== GIVEN EXERCISE ==
Exactly the lines from the start of the data below through the line that contains "(familyT) at ([xshift=3pt,yshift=-36pt]family.north)" are to be copied, with pictures left out.

+++++

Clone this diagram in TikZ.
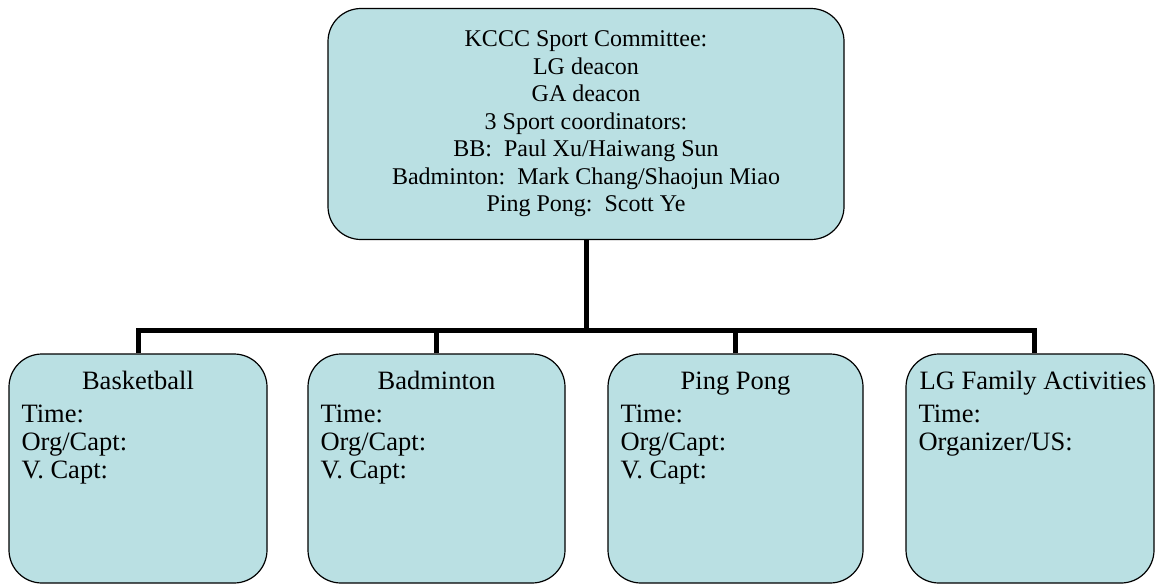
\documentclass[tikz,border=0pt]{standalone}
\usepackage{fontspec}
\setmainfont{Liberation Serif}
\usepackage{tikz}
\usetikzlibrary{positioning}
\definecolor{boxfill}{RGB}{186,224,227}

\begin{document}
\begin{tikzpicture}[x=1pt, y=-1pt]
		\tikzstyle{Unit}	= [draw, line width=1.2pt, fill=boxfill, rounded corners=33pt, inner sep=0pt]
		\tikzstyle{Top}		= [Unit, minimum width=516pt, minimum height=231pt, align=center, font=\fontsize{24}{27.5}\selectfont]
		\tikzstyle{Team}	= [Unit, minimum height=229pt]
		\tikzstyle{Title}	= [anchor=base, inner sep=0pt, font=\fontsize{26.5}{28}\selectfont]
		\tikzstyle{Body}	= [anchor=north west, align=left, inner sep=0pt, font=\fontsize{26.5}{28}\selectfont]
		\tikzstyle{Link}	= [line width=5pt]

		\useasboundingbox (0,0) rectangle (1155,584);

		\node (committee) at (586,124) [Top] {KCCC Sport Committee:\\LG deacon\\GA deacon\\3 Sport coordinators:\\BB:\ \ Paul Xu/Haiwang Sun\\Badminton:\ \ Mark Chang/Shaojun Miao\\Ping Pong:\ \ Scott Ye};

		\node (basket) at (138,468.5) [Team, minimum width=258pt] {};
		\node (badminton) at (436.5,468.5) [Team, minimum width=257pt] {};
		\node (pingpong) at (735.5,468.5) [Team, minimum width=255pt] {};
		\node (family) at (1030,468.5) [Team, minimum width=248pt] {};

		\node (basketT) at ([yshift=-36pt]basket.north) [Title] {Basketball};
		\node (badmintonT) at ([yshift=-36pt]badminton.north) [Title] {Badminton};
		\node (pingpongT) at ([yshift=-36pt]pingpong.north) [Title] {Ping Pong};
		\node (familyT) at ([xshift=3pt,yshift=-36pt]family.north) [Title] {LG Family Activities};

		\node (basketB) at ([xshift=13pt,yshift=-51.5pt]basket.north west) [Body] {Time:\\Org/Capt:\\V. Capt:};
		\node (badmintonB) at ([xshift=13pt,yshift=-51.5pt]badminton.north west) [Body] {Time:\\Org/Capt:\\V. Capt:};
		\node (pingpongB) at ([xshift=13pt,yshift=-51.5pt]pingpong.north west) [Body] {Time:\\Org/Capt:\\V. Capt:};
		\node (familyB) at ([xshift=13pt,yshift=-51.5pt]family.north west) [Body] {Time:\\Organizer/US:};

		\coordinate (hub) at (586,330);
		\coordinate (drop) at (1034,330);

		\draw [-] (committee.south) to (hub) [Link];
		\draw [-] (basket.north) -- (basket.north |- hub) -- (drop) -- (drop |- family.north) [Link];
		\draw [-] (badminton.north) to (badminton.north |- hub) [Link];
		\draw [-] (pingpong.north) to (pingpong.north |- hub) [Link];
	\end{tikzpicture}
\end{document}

+++++

== TASK RESPONSE ==
Clone this diagram in TikZ.
\documentclass[tikz,border=0pt]{standalone}
\usepackage{fontspec}
\setmainfont{Liberation Serif}
\usepackage{tikz}
\usetikzlibrary{positioning}
\definecolor{boxfill}{RGB}{186,224,227}

\begin{document}
\begin{tikzpicture}[x=1pt, y=-1pt]
		\tikzstyle{Unit}	= [draw, line width=1.2pt, fill=boxfill, rounded corners=33pt, inner sep=0pt]
		\tikzstyle{Top}		= [Unit, minimum width=516pt, minimum height=231pt, align=center, font=\fontsize{24}{27.5}\selectfont]
		\tikzstyle{Team}	= [Unit, minimum height=229pt]
		\tikzstyle{Title}	= [anchor=base, inner sep=0pt, font=\fontsize{26.5}{28}\selectfont]
		\tikzstyle{Body}	= [anchor=north west, align=left, inner sep=0pt, font=\fontsize{26.5}{28}\selectfont]
		\tikzstyle{Link}	= [line width=5pt]

		\useasboundingbox (0,0) rectangle (1155,584);

		\node (committee) at (586,124) [Top] {KCCC Sport Committee:\\LG deacon\\GA deacon\\3 Sport coordinators:\\BB:\ \ Paul Xu/Haiwang Sun\\Badminton:\ \ Mark Chang/Shaojun Miao\\Ping Pong:\ \ Scott Ye};

		\node (basket) at (138,468.5) [Team, minimum width=258pt] {};
		\node (badminton) at (436.5,468.5) [Team, minimum width=257pt] {};
		\node (pingpong) at (735.5,468.5) [Team, minimum width=255pt] {};
		\node (family) at (1030,468.5) [Team, minimum width=248pt] {};

		\node (basketT) at ([yshift=-36pt]basket.north) [Title] {Basketball};
		\node (badmintonT) at ([yshift=-36pt]badminton.north) [Title] {Badminton};
		\node (pingpongT) at ([yshift=-36pt]pingpong.north) [Title] {Ping Pong};
		\node (familyT) at ([xshift=3pt,yshift=-36pt]family.north) [Title] {LG Family Activities};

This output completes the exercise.